* **Directive**: Copy everything from the line with "What Altair code" down to the line with "import pandas as pd", inclusive of both, exactly as written; leave out all pictures.

* **Recorded information**:

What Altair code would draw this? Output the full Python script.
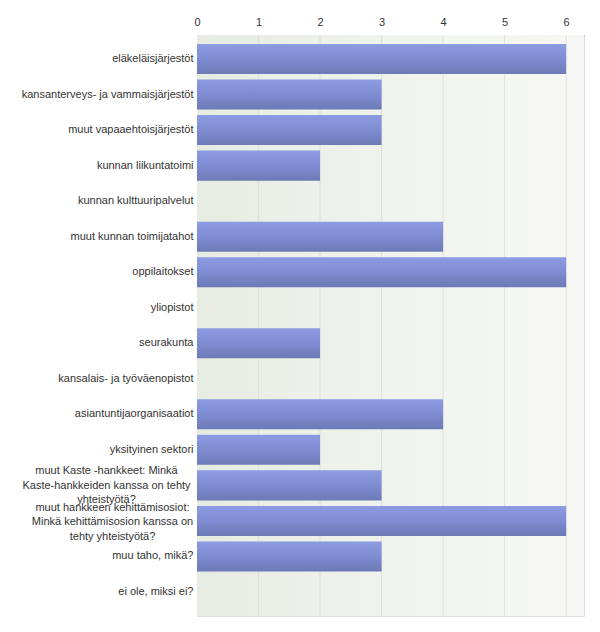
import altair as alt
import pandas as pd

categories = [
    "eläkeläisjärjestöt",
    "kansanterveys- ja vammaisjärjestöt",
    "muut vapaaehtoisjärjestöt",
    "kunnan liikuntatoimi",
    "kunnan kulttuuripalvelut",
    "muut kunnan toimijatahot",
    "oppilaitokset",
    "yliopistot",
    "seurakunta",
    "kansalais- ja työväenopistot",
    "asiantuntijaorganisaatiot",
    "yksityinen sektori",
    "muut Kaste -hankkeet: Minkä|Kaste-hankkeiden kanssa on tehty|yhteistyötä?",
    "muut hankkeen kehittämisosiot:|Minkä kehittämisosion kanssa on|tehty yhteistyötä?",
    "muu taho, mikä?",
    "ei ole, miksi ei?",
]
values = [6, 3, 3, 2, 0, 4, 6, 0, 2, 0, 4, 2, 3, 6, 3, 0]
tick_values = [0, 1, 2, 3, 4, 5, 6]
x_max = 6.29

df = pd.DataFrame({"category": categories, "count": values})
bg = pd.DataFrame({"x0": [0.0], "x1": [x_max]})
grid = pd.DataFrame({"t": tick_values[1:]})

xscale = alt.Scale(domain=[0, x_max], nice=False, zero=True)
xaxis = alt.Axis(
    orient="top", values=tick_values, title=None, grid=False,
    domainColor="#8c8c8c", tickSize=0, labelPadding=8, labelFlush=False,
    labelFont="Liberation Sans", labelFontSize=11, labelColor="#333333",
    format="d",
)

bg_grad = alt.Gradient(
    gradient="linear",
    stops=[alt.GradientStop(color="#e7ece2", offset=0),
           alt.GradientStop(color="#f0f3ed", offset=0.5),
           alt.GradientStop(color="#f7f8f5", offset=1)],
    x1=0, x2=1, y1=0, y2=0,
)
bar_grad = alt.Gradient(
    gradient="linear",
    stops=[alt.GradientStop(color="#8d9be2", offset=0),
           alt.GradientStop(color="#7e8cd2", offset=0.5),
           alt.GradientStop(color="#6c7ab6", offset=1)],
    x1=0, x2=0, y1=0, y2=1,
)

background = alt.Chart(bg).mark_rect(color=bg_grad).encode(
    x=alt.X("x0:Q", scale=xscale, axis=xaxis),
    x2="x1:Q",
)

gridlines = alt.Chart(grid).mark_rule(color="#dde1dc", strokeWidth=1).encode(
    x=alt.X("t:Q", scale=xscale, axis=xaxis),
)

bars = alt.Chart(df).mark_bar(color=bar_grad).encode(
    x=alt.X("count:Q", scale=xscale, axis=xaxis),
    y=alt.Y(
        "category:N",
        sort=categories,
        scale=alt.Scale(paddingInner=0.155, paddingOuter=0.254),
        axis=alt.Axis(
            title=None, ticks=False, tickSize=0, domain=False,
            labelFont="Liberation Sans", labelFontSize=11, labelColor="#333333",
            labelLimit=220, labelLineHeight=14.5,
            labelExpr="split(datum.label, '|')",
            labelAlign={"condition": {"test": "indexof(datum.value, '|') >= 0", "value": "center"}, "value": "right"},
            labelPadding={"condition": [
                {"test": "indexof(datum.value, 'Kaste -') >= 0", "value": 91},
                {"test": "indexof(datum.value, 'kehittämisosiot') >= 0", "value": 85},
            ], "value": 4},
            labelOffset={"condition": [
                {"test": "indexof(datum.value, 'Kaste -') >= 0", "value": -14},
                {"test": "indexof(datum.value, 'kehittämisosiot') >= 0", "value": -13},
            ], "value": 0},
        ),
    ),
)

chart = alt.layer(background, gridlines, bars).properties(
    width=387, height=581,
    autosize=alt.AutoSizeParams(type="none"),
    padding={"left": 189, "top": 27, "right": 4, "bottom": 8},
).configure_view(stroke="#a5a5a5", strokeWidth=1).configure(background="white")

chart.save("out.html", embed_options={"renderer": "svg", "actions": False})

* * *

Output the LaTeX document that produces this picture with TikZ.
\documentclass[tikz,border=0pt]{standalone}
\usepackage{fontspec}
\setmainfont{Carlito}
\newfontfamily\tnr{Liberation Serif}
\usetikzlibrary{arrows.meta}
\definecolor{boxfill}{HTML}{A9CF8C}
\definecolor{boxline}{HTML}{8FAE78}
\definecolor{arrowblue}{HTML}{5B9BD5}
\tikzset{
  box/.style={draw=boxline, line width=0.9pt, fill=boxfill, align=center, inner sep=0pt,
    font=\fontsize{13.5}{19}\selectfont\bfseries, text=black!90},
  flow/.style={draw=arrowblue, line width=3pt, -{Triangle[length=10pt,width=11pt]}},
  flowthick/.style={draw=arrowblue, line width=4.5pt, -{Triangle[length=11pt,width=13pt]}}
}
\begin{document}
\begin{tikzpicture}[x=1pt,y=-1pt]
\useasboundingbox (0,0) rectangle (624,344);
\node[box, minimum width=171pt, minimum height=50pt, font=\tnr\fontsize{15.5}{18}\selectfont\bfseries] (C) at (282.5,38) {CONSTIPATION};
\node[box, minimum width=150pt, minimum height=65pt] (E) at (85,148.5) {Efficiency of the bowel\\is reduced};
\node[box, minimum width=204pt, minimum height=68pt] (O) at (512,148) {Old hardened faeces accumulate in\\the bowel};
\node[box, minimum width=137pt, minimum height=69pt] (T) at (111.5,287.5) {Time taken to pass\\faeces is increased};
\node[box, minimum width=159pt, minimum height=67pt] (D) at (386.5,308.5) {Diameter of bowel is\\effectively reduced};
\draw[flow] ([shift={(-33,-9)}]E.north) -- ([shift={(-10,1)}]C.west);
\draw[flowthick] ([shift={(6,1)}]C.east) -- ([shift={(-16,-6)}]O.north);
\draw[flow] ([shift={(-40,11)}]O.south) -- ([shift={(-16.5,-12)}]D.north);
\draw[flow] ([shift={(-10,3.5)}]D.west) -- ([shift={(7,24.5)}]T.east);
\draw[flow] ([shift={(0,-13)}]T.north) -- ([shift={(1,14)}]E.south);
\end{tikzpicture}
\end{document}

* **Written answer**:
What Altair code would draw this? Output the full Python script.
import altair as alt
import pandas as pd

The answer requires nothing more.